Retour aux sources
Finalement, lors de mon retour en Savoie en 2000, j’ai décidé de ne pas renouer tout de suite avec l’hôtellerie. Je me suis dirigé vers la charpente, autre passion liée à mon père qui travaillait comme menuisier durant la saison d’été. Jusqu’au mois de novembre, j’assurai la fonction de manœuvre à Brides-les-Bains et j’étais fasciné par la dextérité que ce métier exigeait.
Ragaillardi par le déroulement de cette expérience positive, j’ai décidé de donner une seconde chance à mon rêve de grandes maisons.
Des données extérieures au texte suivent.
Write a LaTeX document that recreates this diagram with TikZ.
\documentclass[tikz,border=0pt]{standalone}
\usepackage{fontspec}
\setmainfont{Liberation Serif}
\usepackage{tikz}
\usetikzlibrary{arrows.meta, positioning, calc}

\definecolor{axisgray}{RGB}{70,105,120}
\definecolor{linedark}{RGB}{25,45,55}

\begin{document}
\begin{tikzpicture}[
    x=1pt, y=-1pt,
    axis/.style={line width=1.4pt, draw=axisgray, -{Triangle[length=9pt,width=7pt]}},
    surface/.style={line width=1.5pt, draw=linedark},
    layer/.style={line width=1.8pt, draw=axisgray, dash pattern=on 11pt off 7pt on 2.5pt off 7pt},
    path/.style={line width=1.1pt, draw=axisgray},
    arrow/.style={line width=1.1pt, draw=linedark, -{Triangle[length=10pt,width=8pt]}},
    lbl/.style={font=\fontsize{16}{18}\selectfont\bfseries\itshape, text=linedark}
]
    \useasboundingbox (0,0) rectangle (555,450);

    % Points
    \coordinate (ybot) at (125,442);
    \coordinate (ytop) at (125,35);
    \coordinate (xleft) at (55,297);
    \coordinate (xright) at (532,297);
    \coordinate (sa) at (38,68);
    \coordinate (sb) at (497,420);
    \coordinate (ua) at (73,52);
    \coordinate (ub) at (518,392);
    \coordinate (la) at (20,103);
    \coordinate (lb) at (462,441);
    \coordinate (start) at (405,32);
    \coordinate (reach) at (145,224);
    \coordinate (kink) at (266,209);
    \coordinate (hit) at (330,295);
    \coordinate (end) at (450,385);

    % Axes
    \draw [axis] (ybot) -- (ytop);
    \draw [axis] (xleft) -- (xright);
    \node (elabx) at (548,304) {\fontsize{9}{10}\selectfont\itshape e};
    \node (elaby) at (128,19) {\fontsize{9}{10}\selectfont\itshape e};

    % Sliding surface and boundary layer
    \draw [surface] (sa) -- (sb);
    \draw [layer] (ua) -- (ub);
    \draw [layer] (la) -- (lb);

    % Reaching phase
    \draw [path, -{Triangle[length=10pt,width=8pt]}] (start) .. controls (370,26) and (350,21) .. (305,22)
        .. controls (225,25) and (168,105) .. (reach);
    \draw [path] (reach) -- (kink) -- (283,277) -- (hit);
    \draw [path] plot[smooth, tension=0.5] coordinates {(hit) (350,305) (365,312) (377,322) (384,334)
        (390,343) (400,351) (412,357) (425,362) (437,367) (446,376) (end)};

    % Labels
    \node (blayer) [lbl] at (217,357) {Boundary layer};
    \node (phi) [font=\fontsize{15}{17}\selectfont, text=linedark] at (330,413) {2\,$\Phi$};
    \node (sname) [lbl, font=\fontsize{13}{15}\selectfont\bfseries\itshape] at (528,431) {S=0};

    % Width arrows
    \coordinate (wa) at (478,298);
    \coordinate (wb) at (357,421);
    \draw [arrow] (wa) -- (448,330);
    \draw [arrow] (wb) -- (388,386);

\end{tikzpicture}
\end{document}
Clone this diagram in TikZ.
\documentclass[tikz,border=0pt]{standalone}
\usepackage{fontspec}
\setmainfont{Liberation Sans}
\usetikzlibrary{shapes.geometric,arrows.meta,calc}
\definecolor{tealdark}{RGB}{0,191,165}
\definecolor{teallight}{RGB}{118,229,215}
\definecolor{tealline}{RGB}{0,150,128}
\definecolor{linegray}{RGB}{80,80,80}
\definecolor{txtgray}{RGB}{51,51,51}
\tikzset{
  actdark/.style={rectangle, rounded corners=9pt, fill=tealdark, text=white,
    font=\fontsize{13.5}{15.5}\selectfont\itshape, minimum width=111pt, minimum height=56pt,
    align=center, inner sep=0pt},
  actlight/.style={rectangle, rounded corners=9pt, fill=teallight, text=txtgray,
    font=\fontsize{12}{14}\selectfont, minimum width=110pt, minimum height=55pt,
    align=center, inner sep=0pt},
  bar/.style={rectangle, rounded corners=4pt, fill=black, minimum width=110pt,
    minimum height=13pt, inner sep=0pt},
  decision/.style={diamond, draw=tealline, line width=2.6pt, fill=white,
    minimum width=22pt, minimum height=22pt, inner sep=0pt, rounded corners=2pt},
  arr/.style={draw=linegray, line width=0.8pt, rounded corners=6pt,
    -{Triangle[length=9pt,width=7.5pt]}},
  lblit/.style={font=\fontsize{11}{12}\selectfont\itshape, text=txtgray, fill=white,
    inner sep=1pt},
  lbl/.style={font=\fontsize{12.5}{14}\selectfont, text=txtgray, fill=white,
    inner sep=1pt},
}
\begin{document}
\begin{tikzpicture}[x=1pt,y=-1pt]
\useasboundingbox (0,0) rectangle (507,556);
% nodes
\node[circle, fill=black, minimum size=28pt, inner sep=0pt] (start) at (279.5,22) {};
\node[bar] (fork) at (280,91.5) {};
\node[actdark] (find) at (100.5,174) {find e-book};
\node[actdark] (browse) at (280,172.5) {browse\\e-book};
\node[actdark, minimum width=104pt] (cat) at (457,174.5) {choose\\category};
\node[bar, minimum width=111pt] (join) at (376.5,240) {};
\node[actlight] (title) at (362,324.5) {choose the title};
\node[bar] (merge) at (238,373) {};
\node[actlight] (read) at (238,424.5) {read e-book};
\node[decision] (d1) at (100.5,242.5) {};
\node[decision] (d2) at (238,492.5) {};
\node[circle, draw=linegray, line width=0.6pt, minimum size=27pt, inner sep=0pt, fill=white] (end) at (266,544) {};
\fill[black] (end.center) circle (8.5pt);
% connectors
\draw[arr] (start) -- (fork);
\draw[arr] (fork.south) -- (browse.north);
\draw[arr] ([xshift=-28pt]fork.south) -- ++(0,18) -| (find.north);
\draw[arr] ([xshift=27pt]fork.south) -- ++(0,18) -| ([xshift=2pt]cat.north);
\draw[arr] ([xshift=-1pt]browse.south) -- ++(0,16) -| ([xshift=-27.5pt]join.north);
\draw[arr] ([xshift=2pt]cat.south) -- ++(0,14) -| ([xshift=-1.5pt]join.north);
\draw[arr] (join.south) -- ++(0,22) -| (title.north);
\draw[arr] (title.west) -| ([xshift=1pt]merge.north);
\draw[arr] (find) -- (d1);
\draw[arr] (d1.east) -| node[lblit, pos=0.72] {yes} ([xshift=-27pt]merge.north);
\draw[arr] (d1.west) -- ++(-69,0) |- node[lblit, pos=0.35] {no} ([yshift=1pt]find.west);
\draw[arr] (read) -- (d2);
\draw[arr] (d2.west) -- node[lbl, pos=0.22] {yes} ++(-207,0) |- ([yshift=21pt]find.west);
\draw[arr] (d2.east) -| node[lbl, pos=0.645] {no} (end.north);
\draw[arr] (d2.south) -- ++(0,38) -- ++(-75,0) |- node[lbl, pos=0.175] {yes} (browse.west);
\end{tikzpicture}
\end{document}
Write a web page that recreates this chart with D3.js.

Voilà que je me lançais sur la piste des étoiles, prêt à prendre du service dans les sommets de la gastronomie. Malheureusement, la route n’était pas aussi droite et pavée d’or que je ne me l’étais imaginée. Sur mon chemin se bousculaient l’indifférence et les refus. Les démarches s’enchaînaient et se ressemblaient sans aboutir : nul ne souhaitait me prendre et mon voyage à la quête d’un poste dans le Sud commençait à s’essouffler quand, heureusement, la dernière porte que je décidais de pousser sur le chemin du retour me fut favorable. C’était en 2000, à Gordes, charmant petit village de pierre perché contre les monts du Vaucluse, au restaurant étoilé Les Bories.
Le chef Philippe Calandri me proposa de faire un essai dès le service du soir. J’étais en jeans et basket, mais qu’importe, je jouai le jeu à fond. Et ce fut payant car ce dernier me proposa de revenir dès le lendemain. Je n’eus que le temps de faire l’aller-retour pour chercher mes affaires et, déjà, j’étais embauché.
C’était fait : je venais d’obtenir le précieux sésame dans une maison étoilée ; la porte s’était enfin ouverte ! Je n’avais encore jamais connu cela. Le mot « mignardise » ne m’était pas même familier. Alors, quand le chef commença à me parler des menus « demi-pension » dont j’avais la charge, inutile de dire que je me sentais totalement désemparé. Pourtant, comme à l’habitude, je fis mes preuves en toute autonomie au poste de pâtissier. Durant ma saison, j’eus l’occasion de rencontrer Thierry Game, second actuel du restaurant gastronomique Le Bateau Ivre de Jean-Pierre Jacob, que j’allais retrouver un peu plus tard dans mon parcours.
Pendant cette année, un événement vint tout bouleverser : mon père me proposait de reprendre son restaurant. Je me souviens alors d’avoir hésité. Si je ne manquais pas de considérer la chance qui m’était offerte – tout le monde ne se voit pas offrir un restaurant par ses parents ! –, je nourrissais en même temps le projet de continuer à me former dans de grandes maisons, et l’idée de remiser cet espoir me tourmentait. Finalement, je me laissais convaincre de prendre la tête de l’héritage familial, au moins pour une saison. Ai-je eu tort ou raison? Une chose est sûre, ce fut le temps de grandes découvertes !
Ma première mission fut de recentrer la carte sur un concept véritablement régional. En effet, dès les premiers jours, je découvrais avec stupéfaction que mon père, qui n’était pas cuisinier, avait accordé sa pleine confiance à ses chefs saisonniers, lesquels avaient élaboré une carte pleine d’incohérence. Parmi les spécialités savoyardes, figuraient une fondue indienne, bourguignonne, vigneronne, bref une déclinaison de quinze plats différents n’entretenant absolument aucun lien avec le terroir. Je me suis donc fait fort de gérer la maison comme la mienne au risque de me mettre l’équipe en place à dos, car il ne fallait pas oublier qu’en plus d’être le plus jeune, j’affichais le désavantage d’être le fils du patron. Malgré mes appréhensions, tout s’est parfaitement bien déroulé.